Want More HDD Capacity? The Wait May Be Over

Current hard drives have limitations. They aren’t what they once were, but the limits are still there. The work being done by researches at the University of Texas could increase drive capacity by up to 500 percent, and do so in an inexpensive fashion.

Drive space expansion has been exponential since it was first introduced back in the 1950s. Storage space becomes greater and greater, and the cost of storage becomes cheaper. Also, the amount of space that the data takes up is continuing to grow smaller. If technology continues to advance at the same pace it has been then we can expect 40 terabyte hard drives to only cost about a dollar per TB. All that data will fit on a tiny 2.5 inch drive.
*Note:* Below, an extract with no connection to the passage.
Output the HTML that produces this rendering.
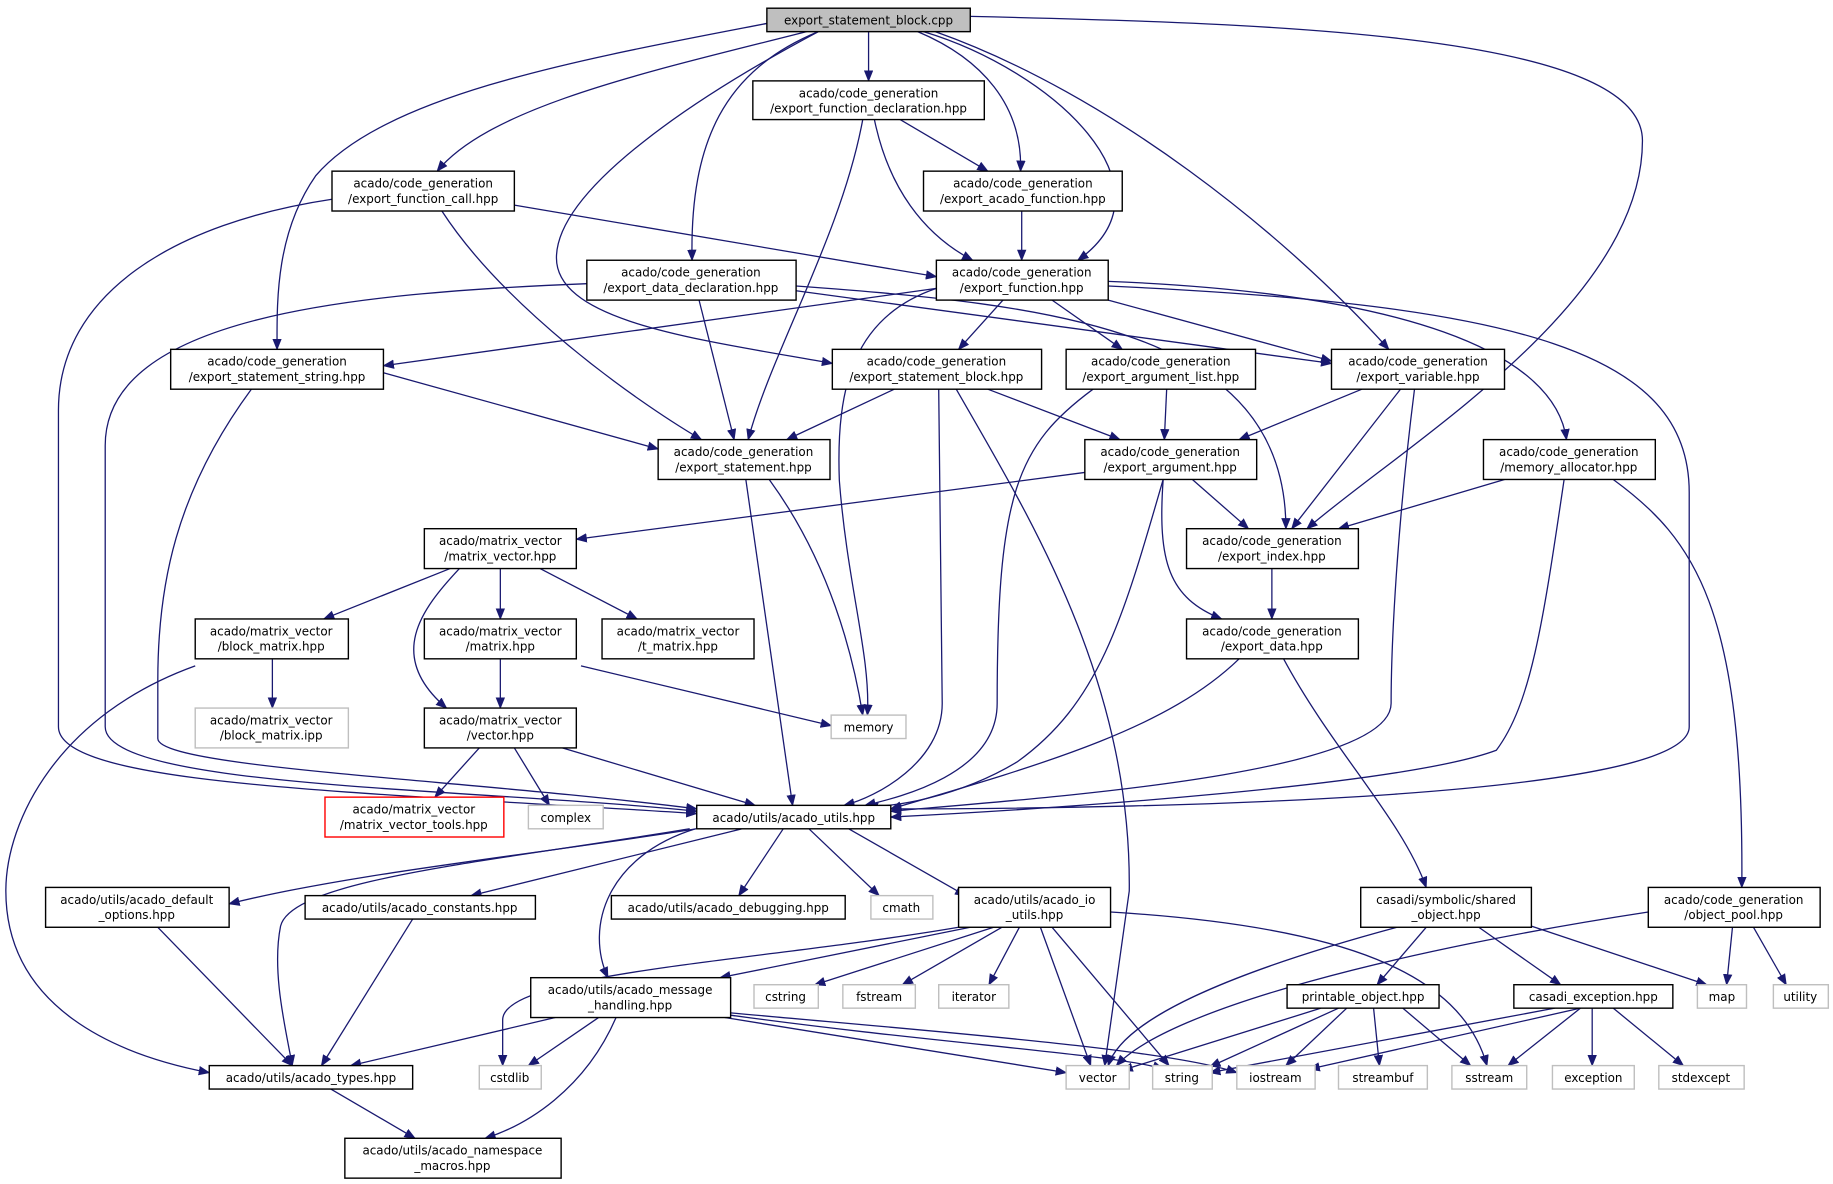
<!DOCTYPE html>
<html><head><meta charset="utf-8"><style>
html,body{margin:0;padding:0;background:#fff;}
svg{display:block;}
text{font-family:"DejaVu Sans","Liberation Sans",sans-serif;font-size:10.2px;fill:#000;text-anchor:middle;}
.e{fill:none;stroke:#191970;stroke-width:1.1;marker-end:url(#a);}
.n{fill:#fff;stroke:#000;stroke-width:1.2;}
.g{fill:#fff;stroke:#bfbfbf;stroke-width:1.2;}
</style></head><body>
<svg width="1833" height="1184" viewBox="0 0 1568 1010" preserveAspectRatio="none" xmlns="http://www.w3.org/2000/svg">
<defs><marker id="a" markerWidth="10" markerHeight="8" refX="9" refY="4" orient="auto" markerUnits="userSpaceOnUse"><path d="M0,0 L10,4 L0,8 z" fill="#191970"/></marker></defs>
<g>
<path class="e" d="M743,27 L743,69"/>
<path class="e" d="M785,27 C840,50 875,90 873,146"/>
<path class="e" d="M790,27 C900,60 1010,160 922,222"/>
<path class="e" d="M748,102 C760,160 790,200 832,222"/>
<path class="e" d="M800,27 C950,80 1100,200 1188,298"/>
<path class="e" d="M830,14 C1100,20 1405,30 1405,120 C1405,260 1200,380 1118,451"/>
<path class="e" d="M690,27 C560,60 420,90 374,146"/>
<path class="e" d="M656,20 C500,50 330,80 270,150 C235,200 237,260 237,298"/>
<path class="e" d="M700,27 C620,60 590,120 592,222"/>
<path class="e" d="M700,27 C600,80 476,160 476,220 C476,275 600,290 712,310"/>
<path class="e" d="M770,102 L845,146"/>
<path class="e" d="M738,102 C720,200 660,300 640,375"/>
<path class="e" d="M440,175 L801,236"/>
<path class="e" d="M378,180 C430,260 540,340 600,375"/>
<path class="e" d="M874,180 L874,222"/>
<path class="e" d="M502,242 C300,250 90,270 90,380 L90,620 C90,672 400,672 596,692"/>
<path class="e" d="M598,256 L628,375"/>
<path class="e" d="M681,248 L1139,310"/>
<path class="e" d="M681,244 C900,260 1100,280 1100,451"/>
<path class="e" d="M801,246 L328,312"/>
<path class="e" d="M801,246 C730,270 715,330 718,410 C725,500 745,560 742,610"/>
<path class="e" d="M858,256 L820,298"/>
<path class="e" d="M900,256 L960,298"/>
<path class="e" d="M948,256 L1139,308"/>
<path class="e" d="M948,240 C1200,250 1330,300 1340,375"/>
<path class="e" d="M948,244 C1300,260 1445,300 1445,420 L1445,620 C1445,680 1000,690 762,690"/>
<path class="e" d="M328,318 L563,383"/>
<path class="e" d="M284,170 C150,190 50,250 50,350 L50,620 C50,670 300,675 596,694"/>
<path class="e" d="M215,332 C150,420 135,500 135,580 L135,630 C135,655 400,665 596,690"/>
<path class="e" d="M765,332 L673,375"/>
<path class="e" d="M845,332 L958,375"/>
<path class="e" d="M803,332 L806,600 C806,650 750,680 722,687"/>
<path class="e" d="M818,332 C880,440 968,580 966,760 L945,909"/>
<path class="e" d="M998,332 L996,375"/>
<path class="e" d="M935,332 C870,380 853,420 853,600 C853,660 770,680 740,687"/>
<path class="e" d="M1165,332 L1060,375"/>
<path class="e" d="M1198,332 L1105,451"/>
<path class="e" d="M1210,332 C1195,450 1190,550 1190,600 C1190,660 900,680 762,692"/>
<path class="e" d="M638,409 L678,687"/>
<path class="e" d="M658,409 C710,480 730,560 738,610"/>
<path class="e" d="M928,403 L493,460"/>
<path class="e" d="M1020,409 L1068,451"/>
<path class="e" d="M995,409 C990,480 1000,510 1045,528"/>
<path class="e" d="M995,409 C960,530 940,600 870,650 C820,680 760,690 742,687"/>
<path class="e" d="M1287,409 L1145,451"/>
<path class="e" d="M1338,409 C1320,530 1310,600 1280,640 C1200,670 900,690 762,697"/>
<path class="e" d="M1380,409 C1450,460 1492,520 1490,757"/>
<path class="e" d="M385,485 L277,528"/>
<path class="e" d="M428,485 L428,528"/>
<path class="e" d="M462,485 L545,528"/>
<path class="e" d="M393,485 C360,520 330,560 382,604"/>
<path class="e" d="M1088,485 L1088,528"/>
<path class="e" d="M233,562 L233,604"/>
<path class="e" d="M167,568 C50,610 5,700 5,760 C5,860 100,900 179,915"/>
<path class="e" d="M497,568 L711,619"/>
<path class="e" d="M428,562 L428,604"/>
<path class="e" d="M1060,562 C1000,620 900,650 762,690"/>
<path class="e" d="M1098,562 C1140,640 1200,700 1220,757"/>
<path class="e" d="M410,638 L372,680"/>
<path class="e" d="M440,638 L470,687"/>
<path class="e" d="M481,638 L646,687"/>
<path class="e" d="M596,707 C450,730 300,745 196,771"/>
<path class="e" d="M635,707 L403,764"/>
<path class="e" d="M670,707 L632,764"/>
<path class="e" d="M692,707 L752,764"/>
<path class="e" d="M726,707 L826,764"/>
<path class="e" d="M595,707 C520,730 500,790 520,834"/>
<path class="e" d="M590,707 C420,735 250,750 240,790 C232,830 245,880 250,909"/>
<path class="e" d="M135,791 L250,909"/>
<path class="e" d="M353,784 L275,909"/>
<path class="e" d="M830,791 L616,834"/>
<path class="e" d="M820,791 C650,820 430,830 430,870 L430,909"/>
<path class="e" d="M850,791 L697,840"/>
<path class="e" d="M857,791 L772,840"/>
<path class="e" d="M872,791 L846,840"/>
<path class="e" d="M890,791 L933,909"/>
<path class="e" d="M900,791 L1000,909"/>
<path class="e" d="M950,778 C1150,790 1250,830 1272,909"/>
<path class="e" d="M1195,791 C1050,830 960,870 948,909"/>
<path class="e" d="M1220,791 L1178,840"/>
<path class="e" d="M1265,791 L1335,840"/>
<path class="e" d="M1310,790 L1460,840"/>
<path class="e" d="M1410,778 C1200,810 1000,860 955,909"/>
<path class="e" d="M1482,791 L1477,840"/>
<path class="e" d="M1500,791 L1528,840"/>
<path class="e" d="M475,868 L300,909"/>
<path class="e" d="M512,868 L452,909"/>
<path class="e" d="M527,868 C500,930 450,960 415,971"/>
<path class="e" d="M620,868 L912,915"/>
<path class="e" d="M625,866 C800,890 960,900 995,912"/>
<path class="e" d="M625,864 C800,880 1000,895 1058,915"/>
<path class="e" d="M1130,860 L960,913"/>
<path class="e" d="M1145,860 L1035,910"/>
<path class="e" d="M1152,860 L1100,909"/>
<path class="e" d="M1175,860 L1180,909"/>
<path class="e" d="M1200,860 L1258,909"/>
<path class="e" d="M1330,860 L1035,915"/>
<path class="e" d="M1352,860 L1120,912"/>
<path class="e" d="M1352,860 L1290,909"/>
<path class="e" d="M1362,860 L1362,909"/>
<path class="e" d="M1380,860 L1440,909"/>
<path class="e" d="M283,929 L355,971"/>
</g>
<g>
<rect x="656" y="7" width="174" height="20" fill="#bfbfbf" stroke="#000" stroke-width="1.2"/><text x="743" y="21">export_statement_block.cpp</text>
<rect class="n" x="644" y="69" width="198" height="33"/><text x="743" y="83">acado/code_generation</text><text x="743" y="96">/export_function_declaration.hpp</text>
<rect class="n" x="284" y="146" width="156" height="34"/><text x="362" y="160">acado/code_generation</text><text x="362" y="173">/export_function_call.hpp</text>
<rect class="n" x="790" y="146" width="170" height="34"/><text x="875" y="160">acado/code_generation</text><text x="875" y="173">/export_acado_function.hpp</text>
<rect class="n" x="502" y="222" width="179" height="34"/><text x="591" y="236">acado/code_generation</text><text x="591" y="249">/export_data_declaration.hpp</text>
<rect class="n" x="801" y="222" width="147" height="34"/><text x="874" y="236">acado/code_generation</text><text x="874" y="249">/export_function.hpp</text>
<rect class="n" x="146" y="298" width="182" height="34"/><text x="237" y="312">acado/code_generation</text><text x="237" y="325">/export_statement_string.hpp</text>
<rect class="n" x="712" y="298" width="179" height="34"/><text x="801" y="312">acado/code_generation</text><text x="801" y="325">/export_statement_block.hpp</text>
<rect class="n" x="912" y="298" width="162" height="34"/><text x="993" y="312">acado/code_generation</text><text x="993" y="325">/export_argument_list.hpp</text>
<rect class="n" x="1139" y="298" width="148" height="34"/><text x="1213" y="312">acado/code_generation</text><text x="1213" y="325">/export_variable.hpp</text>
<rect class="n" x="563" y="375" width="147" height="34"/><text x="636" y="389">acado/code_generation</text><text x="636" y="402">/export_statement.hpp</text>
<rect class="n" x="928" y="375" width="147" height="34"/><text x="1001" y="389">acado/code_generation</text><text x="1001" y="402">/export_argument.hpp</text>
<rect class="n" x="1269" y="375" width="147" height="34"/><text x="1342" y="389">acado/code_generation</text><text x="1342" y="402">/memory_allocator.hpp</text>
<rect class="n" x="363" y="451" width="130" height="34"/><text x="428" y="465">acado/matrix_vector</text><text x="428" y="478">/matrix_vector.hpp</text>
<rect class="n" x="1015" y="451" width="147" height="34"/><text x="1088" y="465">acado/code_generation</text><text x="1088" y="478">/export_index.hpp</text>
<rect class="n" x="167" y="528" width="131" height="34"/><text x="232" y="542">acado/matrix_vector</text><text x="232" y="555">/block_matrix.hpp</text>
<rect class="n" x="363" y="528" width="130" height="34"/><text x="428" y="542">acado/matrix_vector</text><text x="428" y="555">/matrix.hpp</text>
<rect class="n" x="515" y="528" width="130" height="34"/><text x="580" y="542">acado/matrix_vector</text><text x="580" y="555">/t_matrix.hpp</text>
<rect class="n" x="1015" y="528" width="147" height="34"/><text x="1088" y="542">acado/code_generation</text><text x="1088" y="555">/export_data.hpp</text>
<rect class="g" x="167" y="604" width="131" height="34"/><text x="232" y="618">acado/matrix_vector</text><text x="232" y="631">/block_matrix.ipp</text>
<rect class="n" x="363" y="604" width="130" height="34"/><text x="428" y="618">acado/matrix_vector</text><text x="428" y="631">/vector.hpp</text>
<rect class="g" x="711" y="610" width="64" height="20"/><text x="743" y="624">memory</text>
<rect x="278" y="680" width="153" height="34" fill="#fff" stroke="#ff0000" stroke-width="1.2"/><text x="354" y="694">acado/matrix_vector</text><text x="354" y="707">/matrix_vector_tools.hpp</text>
<rect class="g" x="452" y="687" width="64" height="20"/><text x="484" y="701">complex</text>
<rect class="n" x="596" y="687" width="166" height="20"/><text x="679" y="701">acado/utils/acado_utils.hpp</text>
<rect class="n" x="39" y="757" width="157" height="34"/><text x="117" y="771">acado/utils/acado_default</text><text x="117" y="784">_options.hpp</text>
<rect class="n" x="261" y="764" width="197" height="20"/><text x="359" y="778">acado/utils/acado_constants.hpp</text>
<rect class="n" x="523" y="764" width="200" height="20"/><text x="623" y="778">acado/utils/acado_debugging.hpp</text>
<rect class="g" x="745" y="764" width="53" height="20"/><text x="771" y="778">cmath</text>
<rect class="n" x="820" y="757" width="130" height="34"/><text x="885" y="771">acado/utils/acado_io</text><text x="885" y="784">_utils.hpp</text>
<rect class="n" x="1164" y="757" width="146" height="34"/><text x="1237" y="771">casadi/symbolic/shared</text><text x="1237" y="784">_object.hpp</text>
<rect class="n" x="1410" y="757" width="147" height="34"/><text x="1483" y="771">acado/code_generation</text><text x="1483" y="784">/object_pool.hpp</text>
<rect class="n" x="454" y="834" width="171" height="34"/><text x="539" y="848">acado/utils/acado_message</text><text x="539" y="861">_handling.hpp</text>
<rect class="g" x="645" y="840" width="55" height="20"/><text x="672" y="854">cstring</text>
<rect class="g" x="721" y="840" width="62" height="20"/><text x="752" y="854">fstream</text>
<rect class="g" x="803" y="840" width="60" height="20"/><text x="833" y="854">iterator</text>
<rect class="n" x="1101" y="840" width="130" height="20"/><text x="1166" y="854">printable_object.hpp</text>
<rect class="n" x="1295" y="840" width="136" height="20"/><text x="1363" y="854">casadi_exception.hpp</text>
<rect class="g" x="1452" y="840" width="42" height="20"/><text x="1473" y="854">map</text>
<rect class="g" x="1517" y="840" width="47" height="20"/><text x="1540" y="854">utility</text>
<rect class="n" x="179" y="909" width="174" height="20"/><text x="266" y="923">acado/utils/acado_types.hpp</text>
<rect class="g" x="410" y="909" width="53" height="20"/><text x="436" y="923">cstdlib</text>
<rect class="g" x="912" y="909" width="54" height="20"/><text x="939" y="923">vector</text>
<rect class="g" x="986" y="909" width="51" height="20"/><text x="1011" y="923">string</text>
<rect class="g" x="1058" y="909" width="67" height="20"/><text x="1091" y="923">iostream</text>
<rect class="g" x="1145" y="909" width="76" height="20"/><text x="1183" y="923">streambuf</text>
<rect class="g" x="1242" y="909" width="64" height="20"/><text x="1274" y="923">sstream</text>
<rect class="g" x="1328" y="909" width="70" height="20"/><text x="1363" y="923">exception</text>
<rect class="g" x="1419" y="909" width="73" height="20"/><text x="1455" y="923">stdexcept</text>
<rect class="n" x="295" y="971" width="185" height="34"/><text x="387" y="985">acado/utils/acado_namespace</text><text x="387" y="998">_macros.hpp</text>
</g>
</svg>
</body></html>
So why does data storage seem to have hit a plateau? It has to do with magnetic polarity. Data storage is just trillions of tiny magnetic dots that store the bits of data individually. For example, we can squeeze a trillion dots onto a 1 inch space and we have a 128 GB hard drive that fits in the palm of your hand. The problem comes when you try to put them even closer together. They start to affect one another, and information can randomly be damaged and lost for good. Obviously, the amount of storage space wouldn’t matter if you couldn’t promise the data would still be there when you needed it.

That’s what the researchers from the University of Texas are trying to fix. They have developed a co-polymer of self assembling magnetic dots that will be grouped far closer than is currently possible. And because they are self assembling, it is a far less expensive process as well. The secret is in the block co-polymers which can create dots that are a mere 10 nanometers. These are by far the smallest byte holding blocks ever designed.

Yes, in just seconds, these dots will multiply to take up whatever space they are allowed to inhabit. The metal surface must be properly prepared before the block co-polymers are introduced. Then they do the rest of the work themselves, and almost instantly. And the fact that they can place the dots closer together and maintain data integrity solves the problem that was holding up advancements.

A special coating keeps the disk safe from any outside magnetic sources that could disrupt the data and cause it to become unstable. Hitachi Global Storage Technologies is the company that researchers have teamed up with to help make this new technology available to all.